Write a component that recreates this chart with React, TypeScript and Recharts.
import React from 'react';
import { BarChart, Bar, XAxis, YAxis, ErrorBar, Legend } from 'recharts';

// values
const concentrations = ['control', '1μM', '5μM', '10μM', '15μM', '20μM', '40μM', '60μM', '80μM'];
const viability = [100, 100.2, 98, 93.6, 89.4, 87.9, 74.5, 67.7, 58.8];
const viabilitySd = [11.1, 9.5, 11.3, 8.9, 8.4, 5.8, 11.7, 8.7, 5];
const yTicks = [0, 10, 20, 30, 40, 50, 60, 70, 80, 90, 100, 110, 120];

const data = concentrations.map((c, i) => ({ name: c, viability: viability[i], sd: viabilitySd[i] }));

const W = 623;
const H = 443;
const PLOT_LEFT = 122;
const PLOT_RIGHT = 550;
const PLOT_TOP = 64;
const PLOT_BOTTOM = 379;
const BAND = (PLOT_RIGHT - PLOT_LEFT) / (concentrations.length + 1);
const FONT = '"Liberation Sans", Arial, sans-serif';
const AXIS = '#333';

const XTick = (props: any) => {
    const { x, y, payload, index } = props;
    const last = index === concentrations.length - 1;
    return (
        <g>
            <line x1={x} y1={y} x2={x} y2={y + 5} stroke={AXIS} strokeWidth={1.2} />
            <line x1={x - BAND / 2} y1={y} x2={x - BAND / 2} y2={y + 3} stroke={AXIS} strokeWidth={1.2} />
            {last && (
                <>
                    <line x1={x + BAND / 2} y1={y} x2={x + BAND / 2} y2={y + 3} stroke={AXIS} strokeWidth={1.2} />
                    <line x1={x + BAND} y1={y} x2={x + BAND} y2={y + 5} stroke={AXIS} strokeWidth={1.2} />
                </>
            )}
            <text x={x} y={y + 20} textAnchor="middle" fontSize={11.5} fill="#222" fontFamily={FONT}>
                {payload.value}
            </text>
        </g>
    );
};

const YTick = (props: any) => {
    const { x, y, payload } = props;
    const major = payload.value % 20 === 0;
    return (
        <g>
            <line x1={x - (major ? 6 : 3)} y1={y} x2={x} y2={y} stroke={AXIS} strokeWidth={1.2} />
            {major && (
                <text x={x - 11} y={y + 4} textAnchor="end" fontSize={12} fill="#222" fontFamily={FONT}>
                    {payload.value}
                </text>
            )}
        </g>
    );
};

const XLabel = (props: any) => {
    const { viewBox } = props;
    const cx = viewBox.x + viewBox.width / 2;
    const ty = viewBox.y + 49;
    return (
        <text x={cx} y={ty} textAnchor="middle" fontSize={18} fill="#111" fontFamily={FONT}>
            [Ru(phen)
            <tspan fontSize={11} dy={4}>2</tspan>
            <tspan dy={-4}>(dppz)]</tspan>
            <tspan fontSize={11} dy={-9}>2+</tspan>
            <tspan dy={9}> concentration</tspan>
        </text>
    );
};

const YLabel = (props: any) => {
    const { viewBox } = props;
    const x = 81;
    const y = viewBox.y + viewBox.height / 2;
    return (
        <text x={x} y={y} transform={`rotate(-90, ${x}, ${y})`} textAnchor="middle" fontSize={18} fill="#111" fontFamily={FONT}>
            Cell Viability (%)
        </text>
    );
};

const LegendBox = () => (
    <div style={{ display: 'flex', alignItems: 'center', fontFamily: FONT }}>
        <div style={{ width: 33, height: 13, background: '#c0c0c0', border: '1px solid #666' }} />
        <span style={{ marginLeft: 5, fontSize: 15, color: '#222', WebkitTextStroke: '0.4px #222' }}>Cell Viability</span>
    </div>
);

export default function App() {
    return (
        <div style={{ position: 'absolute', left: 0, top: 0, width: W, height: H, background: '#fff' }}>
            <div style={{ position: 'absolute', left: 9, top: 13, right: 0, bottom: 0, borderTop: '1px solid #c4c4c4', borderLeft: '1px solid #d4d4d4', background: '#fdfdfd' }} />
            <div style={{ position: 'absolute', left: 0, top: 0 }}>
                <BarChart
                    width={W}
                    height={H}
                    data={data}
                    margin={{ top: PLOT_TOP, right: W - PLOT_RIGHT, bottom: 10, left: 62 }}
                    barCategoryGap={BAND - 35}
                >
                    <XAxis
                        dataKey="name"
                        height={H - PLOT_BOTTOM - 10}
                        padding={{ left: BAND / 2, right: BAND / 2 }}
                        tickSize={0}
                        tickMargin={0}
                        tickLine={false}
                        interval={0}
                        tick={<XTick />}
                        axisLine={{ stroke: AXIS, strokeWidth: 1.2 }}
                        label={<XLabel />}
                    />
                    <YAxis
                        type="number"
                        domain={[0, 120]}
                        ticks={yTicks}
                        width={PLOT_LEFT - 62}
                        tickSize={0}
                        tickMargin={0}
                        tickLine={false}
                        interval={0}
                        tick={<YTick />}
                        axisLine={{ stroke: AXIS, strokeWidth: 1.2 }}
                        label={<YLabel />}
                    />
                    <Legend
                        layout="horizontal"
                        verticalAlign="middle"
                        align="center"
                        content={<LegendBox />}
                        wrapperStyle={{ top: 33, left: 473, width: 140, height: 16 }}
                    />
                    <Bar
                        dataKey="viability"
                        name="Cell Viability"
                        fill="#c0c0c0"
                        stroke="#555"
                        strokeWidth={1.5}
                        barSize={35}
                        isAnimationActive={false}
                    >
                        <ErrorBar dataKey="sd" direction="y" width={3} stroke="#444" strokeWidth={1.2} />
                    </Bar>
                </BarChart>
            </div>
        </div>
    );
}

####################

REQUIRED TASK |
Pull out each line of the listing that holds the string "React".

EXERCISE RESULT |
Write a component that recreates this chart with React, TypeScript and Recharts.
import React from 'react';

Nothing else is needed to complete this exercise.